Toward Real-Time, Real-World Spoken Dialogue Robots

4 June 2025, time 11:30

https://maps.app.goo.gl/r8NcqAhukJMYmDyC8

Ferrari 1 Building, Via Sommarive 5, Povo (Trento)

Room n. 259, Augmented Health Environments Lab

Free

Organizer: Department of Information Engineering and Computer Science

Target audience: University community

Add to your Google Calendar

Referent: Seyed Mahed Mousavi

Speaker: Koichiro Yoshino (Institute of Science Tokyo)

Abstract

With advances in core technologies of spoken dialogue systems, such as automatic speech recognition (ASR) and dialogue generation, real-world dialogue agents are becoming feasible. However, there are several issues on working such systems in real-time, and real-world. Cascaded systems often suffer from significant latency in each module, resulting in interactions that are far from natural human dialogue. Recent research has begun to focus on real-time dialogue systems, such as Voice Activity Projection (VAP) and Moshi. While fast systems that predict turn-taking using acoustic cues have been widely studied, it is equally important to explore slower systems that anticipate dialogue based on the content of utterances.
In this talk, we introduce ongoing research toward real-time dialogue systems and present approaches that integrate both real-world robotic dialogue and insights from human cognitive mechanisms.

About the Speaker

Koichiro Yoshino is an Associate Professor of Institute of Science Tokyo (formerly known as Tokyo-Tech) and a Team Director of RIKEN. He received his Ph.D. in 2014 from Kyoto University in the field of informatics.
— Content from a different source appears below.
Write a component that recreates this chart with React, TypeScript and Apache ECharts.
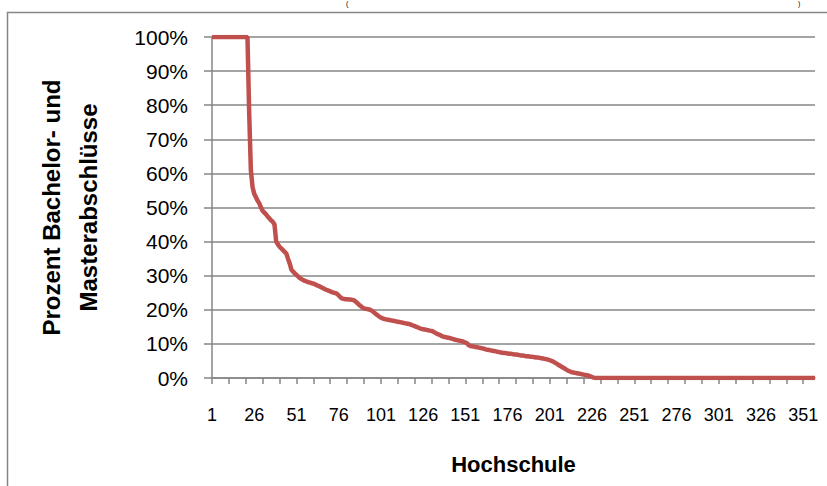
import React, { useEffect, useRef } from "react";
import * as echarts from "echarts";

// Percentage of Bachelor/Master degrees per university (Hochschule), sorted descending
const headShares = [
  100, 100, 100, 100, 100, 100, 100, 100, 100, 100, 100,
  100, 100, 100, 100, 100, 100, 100, 100, 100, 100, 100,
];
const dropShares = [78, 61, 56, 54, 53, 52, 51.2, 50, 49, 48.5, 48, 47.3, 46.8, 46.2, 45.8, 45];
const stepShares = [40, 39.2, 38.5, 38, 37.5, 37, 36.5, 35, 33.6, 31.8, 31.2, 30.7, 30.2, 29.8, 29.3, 29, 28.7];
const midShares = [
  28.5, 28.3, 28.1, 28, 27.8,
  27.7, 27.5, 27.2, 27, 26.8,
  26.5, 26.3, 26, 25.8, 25.6,
  25.4, 25.2, 25, 24.9, 24.7,
  24.2, 23.7, 23.3,
  23.2, 23.1, 23.1, 23, 23, 22.9, 22.8,
  22.4, 22, 21.5, 21.1, 20.7,
  20.4, 20.3, 20.2, 20.1, 19.9, 19.6,
  19.2, 18.8, 18.4, 18, 17.7, 17.5,
];
const lowShares = [
  17.3, 17.2, 17.1, 17, 16.9, 16.8, 16.7, 16.6, 16.5, 16.4,
  16.3, 16.2, 16.1, 16, 15.9, 15.8,
  15.6, 15.4, 15.2, 15, 14.8, 14.6,
  14.4, 14.3, 14.2, 14.1, 14, 13.9, 13.8, 13.6,
  13.3, 13, 12.8, 12.6, 12.3, 12.1,
  12, 11.9, 11.8, 11.7, 11.5, 11.4, 11.2, 11.1, 11,
  10.9, 10.8, 10.6, 10.4, 10.2,
  9.6, 9.4, 9.3,
];
const tailShares = [
  9.2, 9.1, 9, 8.9, 8.8, 8.7, 8.6, 8.4,
  8.3, 8.2, 8.1, 8, 7.9, 7.8, 7.7, 7.6, 7.5, 7.4,
  7.3, 7.3, 7.2, 7.1, 7.1, 7, 6.9, 6.9, 6.8, 6.7,
  6.6, 6.6, 6.5, 6.4, 6.4, 6.3, 6.2, 6.2, 6.1, 6, 6, 5.9,
  5.8, 5.7, 5.6, 5.5, 5.4, 5.2, 5, 4.8,
  4.5, 4.2, 3.9, 3.6, 3.3, 3, 2.7, 2.4, 2.1, 1.9,
  1.7, 1.6, 1.5, 1.4, 1.3, 1.2,
  1.1, 1, 0.9, 0.8, 0.7, 0.5, 0.3, 0.1,
];
const zeroShares = [
  0, 0, 0, 0, 0, 0, 0, 0, 0, 0, 0, 0, 0, 0, 0, 0, 0, 0, 0, 0,
  0, 0, 0, 0, 0, 0, 0, 0, 0, 0, 0, 0, 0, 0, 0, 0, 0, 0, 0, 0,
  0, 0, 0, 0, 0, 0, 0, 0, 0, 0, 0, 0, 0, 0, 0, 0, 0, 0, 0, 0,
  0, 0, 0, 0, 0, 0, 0, 0, 0, 0, 0, 0, 0, 0, 0, 0, 0, 0, 0, 0,
  0, 0, 0, 0, 0, 0, 0, 0, 0, 0, 0, 0, 0, 0, 0, 0, 0, 0, 0, 0,
  0, 0, 0, 0, 0, 0, 0, 0, 0, 0, 0, 0, 0, 0, 0, 0, 0, 0, 0, 0,
  0, 0, 0, 0, 0, 0, 0, 0, 0, 0, 0,
];

const shares = [
  ...headShares,
  ...dropShares,
  ...stepShares,
  ...midShares,
  ...lowShares,
  ...tailShares,
  ...zeroShares,
];

const categoryCount = 358;
const categories = Array.from({ length: categoryCount }, (_, i) => String(i + 1));

const xTitle = "Hochschule";
const yTitle = "Prozent Bachelor- und\nMasterabschlüsse";

const GRAY = "#868686";
const FONT = "'Liberation Sans', Arial, sans-serif";

export default function App() {
  const ref = useRef<HTMLDivElement>(null);

  useEffect(() => {
    if (!ref.current) return;
    const chart = echarts.init(ref.current, undefined, { renderer: "svg" });
    chart.setOption({
      animation: false,
      backgroundColor: "#ffffff",
      textStyle: { fontFamily: FONT },
      grid: {
        left: 212,
        right: 12,
        top: 37,
        bottom: 108,
        containLabel: false,
        outerBoundsMode: "none",
      },
      graphic: [
        {
          type: "rect",
          silent: true,
          shape: { x: 7.5, y: 12.5, width: 900, height: 600 },
          style: { fill: "none", stroke: GRAY, lineWidth: 1.5 },
        },
        {
          type: "text",
          silent: true,
          style: { text: "(", x: 346, y: 0, fontSize: 7, fontFamily: FONT, fill: "#000", textVerticalAlign: "top" },
        },
        {
          type: "text",
          silent: true,
          style: { text: ")", x: 798, y: 0, fontSize: 7, fontFamily: FONT, fill: "#000", textVerticalAlign: "top" },
        },
      ],
      xAxis: {
        type: "category",
        data: categories,
        boundaryGap: false,
        axisLine: { show: true, lineStyle: { color: GRAY, width: 1.5 } },
        axisTick: { show: true, interval: 9, length: 6, lineStyle: { color: GRAY, width: 1.5 } },
        axisLabel: {
          interval: 24,
          margin: 28,
          fontSize: 18,
          color: "#000",
          fontFamily: FONT,
          hideOverlap: false,
        },
        splitLine: { show: false },
        name: xTitle,
        nameLocation: "middle",
        nameGap: 75,
        nameTextStyle: { fontSize: 22, fontWeight: "bold", color: "#000", fontFamily: FONT },
      },
      yAxis: {
        type: "value",
        min: 0,
        max: 100,
        interval: 10,
        axisLine: { show: true, lineStyle: { color: GRAY, width: 1.5 } },
        axisTick: { show: true, length: 8, lineStyle: { color: GRAY, width: 1.5 } },
        axisLabel: {
          formatter: "{value}%",
          margin: 24,
          fontSize: 21,
          color: "#000",
          fontFamily: FONT,
        },
        splitLine: { show: true, lineStyle: { color: GRAY, width: 1.5 } },
        name: yTitle,
        nameLocation: "middle",
        nameGap: 105,
        nameRotate: 90,
        nameTextStyle: { fontSize: 24, fontWeight: "bold", color: "#000", lineHeight: 37, fontFamily: FONT },
      },
      series: [
        {
          type: "line",
          data: shares,
          showSymbol: false,
          symbol: "none",
          lineStyle: { color: "#c0504d", width: 4.5 },
          itemStyle: { color: "#c0504d" },
          z: 5,
        },
      ],
    });
    return () => chart.dispose();
  }, []);

  return (
    <div
      ref={ref}
      style={{ position: "absolute", left: 0, top: 0, width: 827, height: 486 }}
    />
  );
}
He worked at Kyoto University as a Pos-doc, and NAIST as an Assistant Professor. From 2020, he is working as the PI of intelligent robotdialogue research laboratory at RIKEN. He is also an Affiliate Professor of NAIST. From 2019 to 2020, he was a visiting research of Heinrich-Heine-Universität Düsseldorf, Germany. He is working on areas of spoken and natural language processing, especially robot dialogue systems.
Dr. Koichiro Yoshino received several honors, including the best paper award of IWSDS2020, IWSDS2024, and the best paper award of the 1st NLP4ConvAI workshop. He is a member of IEEE Speech and Language Processing Technical Committee (SLTC), a member of Dialogue System Technology Challenge (DSTC) Steering Committee, an action editor of ACL rolling review (ARR), a board member of SIGdial, a member at large of AFNLP, and a board member of association for The Association for Natural Language Processing.